DO THIS:
Only the lines from the start of the data below through the line that contains "Chart.register(...registerables);" are to be copied, exactly and without pictures.

INFORMATION SUPPLIED:
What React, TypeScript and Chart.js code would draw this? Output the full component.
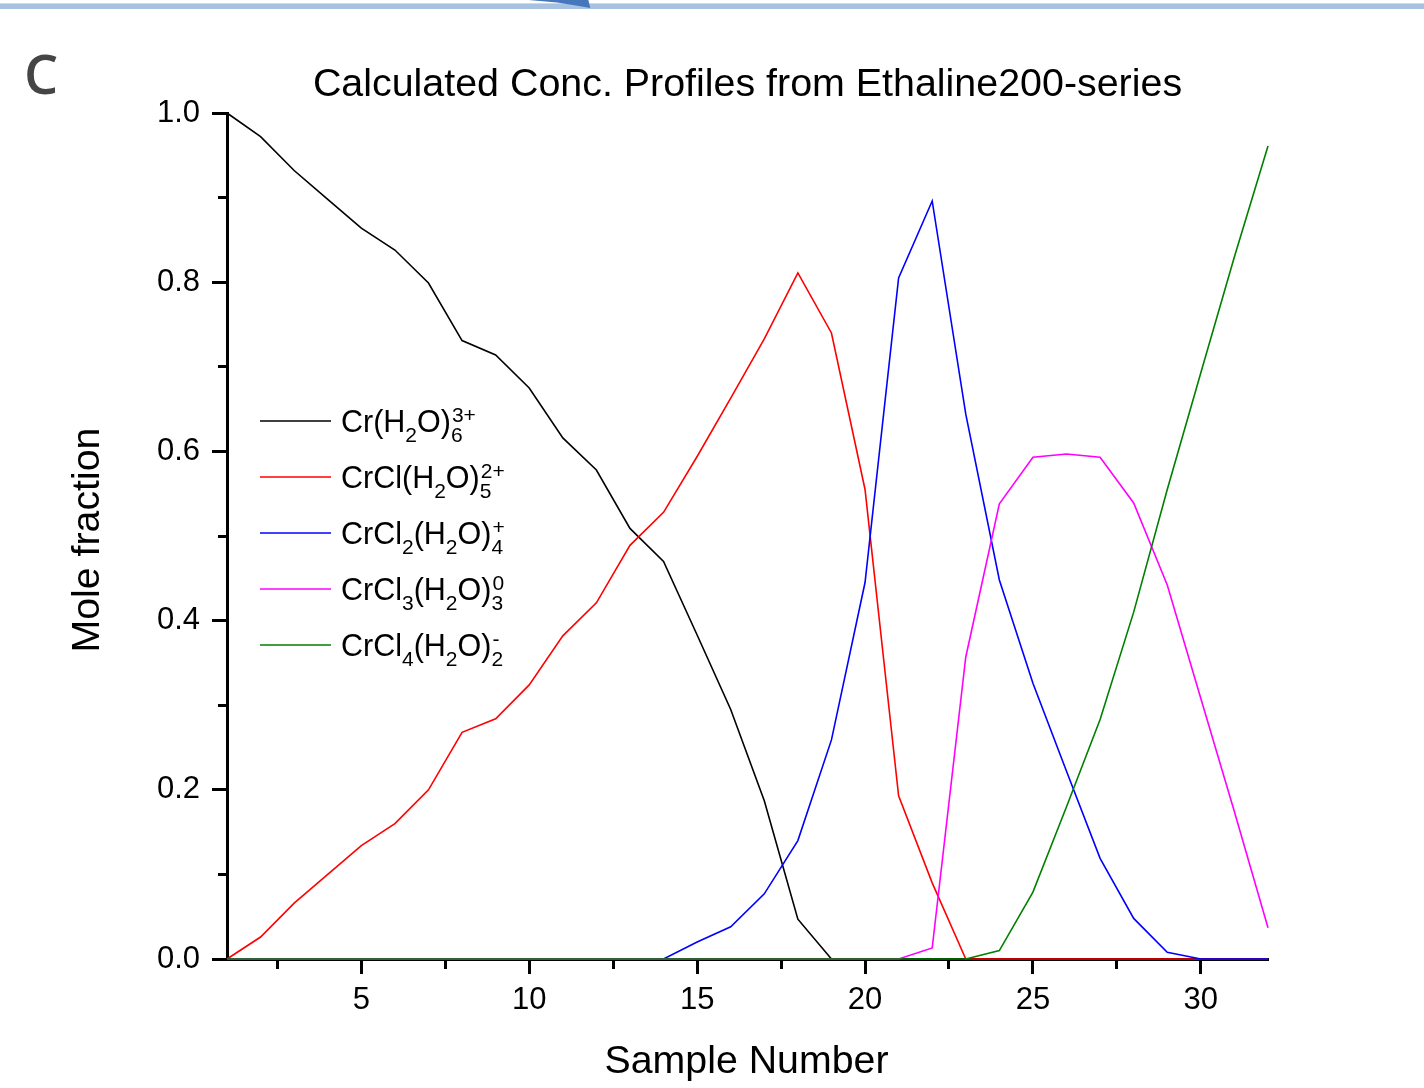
import React, { useEffect, useRef } from 'react';
import { Chart, registerables } from 'chart.js';

Chart.register(...registerables);

// ---------- data ----------
const sampleNumbers = [1, 2, 3, 4, 5, 6, 7, 8, 9, 10, 11, 12, 13, 14, 15, 16, 17, 18, 19, 20, 21, 22, 23, 24, 25, 26, 27, 28, 29, 30, 31, 32];

const crH2O6 = [1.0, 0.972, 0.932, 0.898, 0.864, 0.838, 0.799, 0.731, 0.714, 0.675, 0.616, 0.578, 0.509, 0.47, 0.383, 0.295, 0.187, 0.047, 0, 0, 0, 0, 0, 0, 0, 0, 0, 0, 0, 0, 0, 0];
const crClH2O5 = [0, 0.026, 0.066, 0.1, 0.134, 0.16, 0.2, 0.268, 0.284, 0.324, 0.382, 0.421, 0.489, 0.528, 0.594, 0.663, 0.733, 0.811, 0.74, 0.555, 0.193, 0.09, 0, 0, 0, 0, 0, 0, 0, 0, 0, 0];
const crCl2H2O4 = [0, 0, 0, 0, 0, 0, 0, 0, 0, 0, 0, 0, 0, 0, 0.02, 0.038, 0.077, 0.14, 0.259, 0.445, 0.805, 0.896, 0.644, 0.448, 0.326, 0.222, 0.119, 0.048, 0.008, 0, 0, 0];
const crCl3H2O3 = [0, 0, 0, 0, 0, 0, 0, 0, 0, 0, 0, 0, 0, 0, 0, 0, 0, 0, 0, 0, 0, 0.013, 0.357, 0.538, 0.593, 0.597, 0.593, 0.539, 0.442, 0.308, 0.174, 0.037];
const crCl4H2O2 = [0, 0, 0, 0, 0, 0, 0, 0, 0, 0, 0, 0, 0, 0, 0, 0, 0, 0, 0, 0, 0, 0, 0, 0.01, 0.079, 0.18, 0.283, 0.41, 0.555, 0.693, 0.83, 0.961];

const xTickValues = [2.5, 5, 7.5, 10, 12.5, 15, 17.5, 20, 22.5, 25, 27.5, 30];
const xTickLabels = ['', '5', '', '10', '', '15', '', '20', '', '25', '', '30'];
const yTickValues = [0, 0.1, 0.2, 0.3, 0.4, 0.5, 0.6, 0.7, 0.8, 0.9, 1.0];
const yTickLabels = ['0.0', '', '0.2', '', '0.4', '', '0.6', '', '0.8', '', '1.0'];

const titleText = 'Calculated Conc. Profiles from Ethaline200-series';
const xTitle = 'Sample Number';
const yTitle = 'Mole fraction';
const panelLetter = 'C';

type Seg = { t?: string; sub?: string; sup?: string };
const legend1: Seg[] = [{ t: 'Cr(H' }, { sub: '2' }, { t: 'O)' }, { sub: '6', sup: '3+' }];
const legend2: Seg[] = [{ t: 'CrCl(H' }, { sub: '2' }, { t: 'O)' }, { sub: '5', sup: '2+' }];
const legend3: Seg[] = [{ t: 'CrCl' }, { sub: '2' }, { t: '(H' }, { sub: '2' }, { t: 'O)' }, { sub: '4', sup: '+' }];
const legend4: Seg[] = [{ t: 'CrCl' }, { sub: '3' }, { t: '(H' }, { sub: '2' }, { t: 'O)' }, { sub: '3', sup: '0' }];
const legend5: Seg[] = [{ t: 'CrCl' }, { sub: '4' }, { t: '(H' }, { sub: '2' }, { t: 'O)' }, { sub: '2', sup: '-' }];

const seriesColors = ['#000000', '#ff0000', '#0000ff', '#ff00ff', '#008000'];

// ---------- styling ----------
const FONT = '"Liberation Sans", Arial, Helvetica, sans-serif';

const textPlugin = {
  id: 'textPlugin',
  afterDraw(chart: any) {
    const { ctx, chartArea } = chart;
    const cx = (chartArea.left + chartArea.right) / 2;
    const cy = (chartArea.top + chartArea.bottom) / 2;
    ctx.save();
    ctx.fillStyle = '#000';
    ctx.textBaseline = 'alphabetic';
    ctx.textAlign = 'center';
    ctx.font = `39.4px ${FONT}`;
    ctx.fillText(titleText, cx, 96);
    ctx.font = `39.3px ${FONT}`;
    ctx.fillText(xTitle, cx - 1, 1073);

    ctx.save();
    ctx.translate(99, cy + 4);
    ctx.rotate(-Math.PI / 2);
    ctx.fillText(yTitle, 0, 0);
    ctx.restore();

    // panel letter
    ctx.textAlign = 'left';
    ctx.fillStyle = '#454545';
    ctx.font = `600 54px "Open Sans", ${FONT}`;
    ctx.fillText(panelLetter, 24, 94);

    // legend
    const labels = [legend1, legend2, legend3, legend4, legend5];
    ctx.fillStyle = '#000';
    labels.forEach((segs, i) => {
      const y = 421 + i * 56;
      ctx.beginPath();
      ctx.strokeStyle = seriesColors[i];
      ctx.lineWidth = 1.5;
      ctx.moveTo(260, y);
      ctx.lineTo(331, y);
      ctx.stroke();
      let x = 341;
      segs.forEach((s) => {
        if (s.t) {
          ctx.font = `30.5px ${FONT}`;
          ctx.fillText(s.t, x, y + 11);
          x += ctx.measureText(s.t).width;
        } else {
          ctx.font = `21px ${FONT}`;
          let w = 0;
          if (s.sub) {
            ctx.fillText(s.sub, x, y + 21);
            w = Math.max(w, ctx.measureText(s.sub).width);
          }
          if (s.sup) {
            ctx.fillText(s.sup, x + 1, y + 1);
            w = Math.max(w, ctx.measureText(s.sup).width + 1);
          }
          x += w;
        }
      });
    });
    ctx.restore();
  },
};

export default function App() {
  const canvasRef = useRef<HTMLCanvasElement | null>(null);

  useEffect(() => {
    if (!canvasRef.current) return;
    const series = [crH2O6, crClH2O5, crCl2H2O4, crCl3H2O3, crCl4H2O2];
    const names = ['Cr(H2O)6 3+', 'CrCl(H2O)5 2+', 'CrCl2(H2O)4 +', 'CrCl3(H2O)3 0', 'CrCl4(H2O)2 -'];
    const chart = new Chart(canvasRef.current, {
      type: 'line',
      data: {
        datasets: series.map((vals, i) => ({
          label: names[i],
          data: sampleNumbers.map((x, j) => ({ x, y: vals[j] })),
          borderColor: seriesColors[i],
          backgroundColor: seriesColors[i],
          borderWidth: 1.6,
          pointRadius: 0,
          tension: 0,
          fill: false,
          clip: false as any,
          order: 5 - i,
        })),
      },
      options: {
        animation: false,
        responsive: false,
        devicePixelRatio: 1,
        layout: { padding: { top: 113, right: 156, left: 0, bottom: 0 } },
        plugins: {
          legend: { display: false },
          tooltip: { enabled: false },
          title: { display: false },
        },
        scales: {
          x: {
            type: 'linear',
            min: 1,
            max: 32,
            afterBuildTicks: (s: any) => {
              s.ticks = xTickValues.map((v) => ({ value: v }));
            },
            afterFit: (s: any) => {
              s.height = 129;
            },
            ticks: {
              autoSkip: false,
              maxRotation: 0,
              padding: 8,
              color: '#000',
              font: { family: FONT, size: 31 },
              callback: (_v: any, idx: number) => xTickLabels[idx],
            },
            grid: {
              drawOnChartArea: false,
              drawTicks: true,
              tickLength: 15,
              tickWidth: 3,
              tickColor: '#000',
              tickBorderDash: (ctx: any) => (xTickLabels[ctx.index] === '' ? [8, 100] : []),
            },
            border: { display: true, color: '#000', width: 3 },
          },
          y: {
            type: 'linear',
            min: 0,
            max: 1,
            afterBuildTicks: (s: any) => {
              s.ticks = yTickValues.map((v) => ({ value: v }));
            },
            afterFit: (s: any) => {
              s.width = 227;
            },
            ticks: {
              autoSkip: false,
              padding: 12,
              color: '#000',
              font: { family: FONT, size: 31 },
              callback: (_v: any, idx: number) => yTickLabels[idx],
            },
            grid: {
              drawOnChartArea: false,
              drawTicks: true,
              tickLength: 15,
              tickWidth: 3,
              tickColor: '#000',
              tickBorderDash: (ctx: any) => (yTickLabels[ctx.index] === '' ? [0, 6, 20, 100] : []),
            },
            border: { display: true, color: '#000', width: 3 },
          },
        },
      },
      plugins: [textPlugin],
    } as any);
    return () => chart.destroy();
  }, []);

  return (
    <div style={{ position: 'fixed', left: 0, top: 0, width: 1424, height: 1088, background: '#fff', overflow: 'hidden' }}>
      <div style={{ position: 'absolute', left: 0, top: 3, width: 1424, height: 5, background: '#a7c2e0', borderTop: '1px solid #c9daee' }} />
      <div
        style={{
          position: 'absolute',
          left: 500,
          top: 0,
          width: 95,
          height: 10,
          background: '#4677bd',
          clipPath: 'polygon(30% 0, 93% 0, 95% 80%, 80% 55%, 60% 25%)',
        }}
      />
      <canvas ref={canvasRef} width={1424} height={1088} style={{ position: 'absolute', left: 0, top: 0 }} />
    </div>
  );
}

WRITTEN RESPONSE:
What React, TypeScript and Chart.js code would draw this? Output the full component.
import React, { useEffect, useRef } from 'react';
import { Chart, registerables } from 'chart.js';

Chart.register(...registerables);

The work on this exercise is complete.